Biology Knowledge Survey
This Knowledge Survey is designed for use in a first year biology course for biology/science majors. It is based on the first 17 chapters of the Biology textbook by Campbell (but skips chapter 11).
By completing the Knowledge Survey, students will have an idea of what areas they need to focus on in preparation for exams. In this sense, the Knowledge Survey is meant to stimulate metacognitive reflection on the part of the student.
Context for Use
The Knowledge Survey may be used in several contexts. First, it can be used as a pretest/posttest at the beginning and end of the semester to gauge student self-analysis of their learning. Second, specific sections of the Knowledge Survey may be used as "study guides" before exams to help students prepare.

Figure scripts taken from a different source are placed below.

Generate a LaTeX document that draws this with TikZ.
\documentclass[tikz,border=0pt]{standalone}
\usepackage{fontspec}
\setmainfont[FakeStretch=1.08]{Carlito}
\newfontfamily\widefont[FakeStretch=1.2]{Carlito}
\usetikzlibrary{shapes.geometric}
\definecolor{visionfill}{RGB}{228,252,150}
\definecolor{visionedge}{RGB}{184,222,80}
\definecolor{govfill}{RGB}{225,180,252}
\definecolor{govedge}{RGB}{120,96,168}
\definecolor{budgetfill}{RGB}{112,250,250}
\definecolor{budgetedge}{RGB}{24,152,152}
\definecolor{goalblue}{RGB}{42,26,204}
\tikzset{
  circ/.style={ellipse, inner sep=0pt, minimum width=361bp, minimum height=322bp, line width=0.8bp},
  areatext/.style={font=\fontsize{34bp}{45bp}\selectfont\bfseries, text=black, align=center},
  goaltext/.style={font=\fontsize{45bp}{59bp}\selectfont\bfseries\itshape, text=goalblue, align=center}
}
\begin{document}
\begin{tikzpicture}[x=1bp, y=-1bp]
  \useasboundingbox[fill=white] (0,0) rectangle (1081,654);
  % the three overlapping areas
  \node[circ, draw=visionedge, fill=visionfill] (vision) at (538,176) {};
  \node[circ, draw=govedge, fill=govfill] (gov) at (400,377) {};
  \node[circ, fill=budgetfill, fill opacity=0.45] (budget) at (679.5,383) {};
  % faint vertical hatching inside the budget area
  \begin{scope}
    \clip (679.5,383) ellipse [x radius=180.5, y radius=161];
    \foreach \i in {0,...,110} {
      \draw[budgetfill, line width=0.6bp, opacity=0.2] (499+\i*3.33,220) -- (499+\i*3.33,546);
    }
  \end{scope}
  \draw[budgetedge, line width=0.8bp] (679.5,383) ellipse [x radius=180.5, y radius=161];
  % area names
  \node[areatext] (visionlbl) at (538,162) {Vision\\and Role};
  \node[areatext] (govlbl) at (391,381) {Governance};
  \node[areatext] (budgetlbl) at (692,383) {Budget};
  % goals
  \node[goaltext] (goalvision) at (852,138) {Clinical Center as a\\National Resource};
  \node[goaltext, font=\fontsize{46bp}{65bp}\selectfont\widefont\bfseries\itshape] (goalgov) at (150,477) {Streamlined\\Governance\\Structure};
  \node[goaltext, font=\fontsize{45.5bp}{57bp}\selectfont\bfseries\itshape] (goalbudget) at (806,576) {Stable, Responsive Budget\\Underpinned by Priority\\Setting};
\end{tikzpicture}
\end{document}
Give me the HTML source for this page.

Description and Teaching Materials
This is a Knowledge Survey rather than an actual exam. Students do not actually answer the questions posed, but instead they evaluate the degree to which they believe they currently know the answers. It is meant to help students gauge their own level of understanding. This requires them to reflect on what they know and what they do not know - that is, they must engage in some metacognition in order to complete the survey. The specific answers students make on the survey are not graded. Instead, students are given credit for completing the survey by the deadline.
Biology Knowledge Survey (Microsoft Word 64kB Aug25 11)
Teaching Notes and Tips
This is best used via a course management system such as Moodle. One common misconception students encounter when they complete the knowledge survey has to do with how Moodle assigns a grade based on whether they choose "A" "B" or "C" in the Moodle quiz format. I assure students they will receive credit simply for completing the survey, not based on which choice they select.
References and Resources
Bowers, N; Brandon, M. and C Hill. 2005. The Use of a Knowledge Survey as an Indicator of Student Learning in an Introductory Biology Course. Cell Biol Educ 4(4): 311-322 2005.
This paper outlines the use of Knowledge Surveys in a biology class.